I have never really heard anything good about Naples that wasn’t pizza-related. Perhaps a rumour about good museums, but when people talk about the city it is always as something of a cesspool of humanity and actual garbage.
To be honest, this photo could just have easily been taken in Rome or (language aside) London.
Perhaps it was to see if it was really as bad as people say that I decided I wanted to come here. I mean, could it really be more filthy than some Asian capitals like Bangkok and Ho Chi Minh? And of course with Luke’s pizza obsession we were going to come here eventually.
We arrived by train and I was surprised at how new and shiny the main station was and linea 1 was entirely air conditioned too.
Also can I just show you this outfit that I took a sneaky photo of as this lady was getting off the train? Totally irrelevant but what an amazing item of clothing. Where would you even buy something like that? Not that I need to know since I’d never do it justice but… wow. Also I’d have it soaked in massive and undignified sweat patches within about five seconds of getting off the train but that’s a different matter.
When we reached our Airbnb flat the owner told us that the station is so nice because it is only a year old and it wasn’t representative of the rest of the network. Too bad!
Our Airbnb has also recently been done up and has some rather interesting lighting features – three colour-controllable LED strips in one wall and strip lighting around the ceiling. It’s more tasteful than it sounds and it’s actually a spacious apartment too, with lots of food available for breakfast and snacks. Pastries, biscuits, milk and juices. Very nice! We bought a litre bottle of Bombay Sapphire in the Croatian duty free ($35 AUD – bargain!) that we are taking with us from place to place for our evening post prandial drinks.
Also the apartment is on the ground floor, which is always nice! Especially in Naples where there are miles of stairs everywhere anyhow.
The atrium of our apartment block.
Now I have a travel tip for you!
We have gotten into the habit, if there isn’t an ice cube tray in our freezer, of pouring water into the bottom of some glasses before we go out exploring then freezing the whole. This means a nice cold glass into which you can pour wine or whatever when you get home after a day’s hard sightseeing.
Luke had done some research and made a map of pizzerias that are generally considered top-notch. One was quite a walk from the others so we decided to hit that one first. Plus it had tables so we could dine in. Quite a few Neopolitan pizzerias are just grab-and-go storefronts.
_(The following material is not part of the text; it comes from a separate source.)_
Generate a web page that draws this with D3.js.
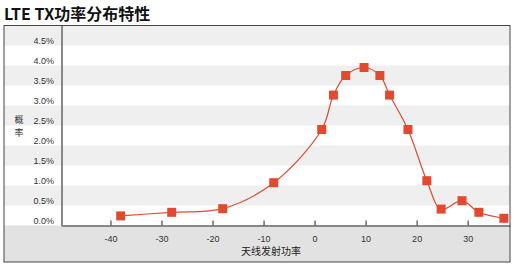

It opened at 7pm so we had time to walk around a bit. Naples street art seems to be a cut above anything we saw in Rome. Which wouldn’t be hard since all we saw in Rome was tagging. Urgh.
We tried to find a bar for a drink but they all seemed to be stand-up affairs. I found a blog that said drinking isn’t big in Naples. What? Italians not big on drinking? This didn’t really fit all my stereotypes of Italian culture. More research will be required.
We got back to Starita as they opened and had already decided what we wanted. We were having their traditional Margherita and their specialty, a deep fried pizza. For this one the crust is deep fried until it is puffy then quickly baked with topping on.
I preferred the traditional, Luke preferred the fried crust but both were excellent.
While I would not go anywhere near so far as to say we are experts, we know a reasonable amount about pizza. Luke helped kick-start a pizza documentary that we have watched several times and if you read our entry on pizza in New York you’ll know how much we love it. I also like making my own from scratch at home so I was keen to get ideas on how to improve it.
Naples is the birthplace of pizza, but from Naples pizza spread via migrants to New York and Boston before being popularised in the rest of Italy. It began as a way for bakers to slightly cool the base of their ovens so that loaves of bread would not burn. To stop the pizza inflating like a balloon (as pita bread does), tomato sauce would be spread on it. This became a cheap early morning food for workers in Naples and then its popularity meant pizza was served all day. Putting cheese on pizza didn’t happen immediately – the Margherita was invented to honour a queen and the basil added to pay homage to Italy’s flag.
In Australia we think of ‘marinara’ as a seafood pizza but here it means a pizza with only tomato sauce and herbs, no cheese. Pizza here is very different to pizza in most other places. It is cooked unbelievably quickly – in as little as a minute – and the sauce is pure pulped tomatoes. The base is charred but the whole thing is a bit soupy in the middle and there isn’t as much cheese as we like to pile on at home. The joy of Neapolitan pizza is in the freshness of the ingredients. For the true traditional pizza the tomatoes must have been grown on the slopes of Mount Vesuvius. The tomatoes taste so tangy and salty-sweet that, combined with the olive oil and cheese there is a buttery-richness that is magical.
All styles of pizza are good and pizza is a dish that is reinvented over and over around the world. Experiencing it in Naples doesn’t mean you have had the world’s best, it means you have added a dimension to your appreciation of it. At least that’s my feelings on the subject!
I would love to know what other people have thought of pizza they have eaten in Naples – or anywhere around the world! Where have you most or least enjoyed it?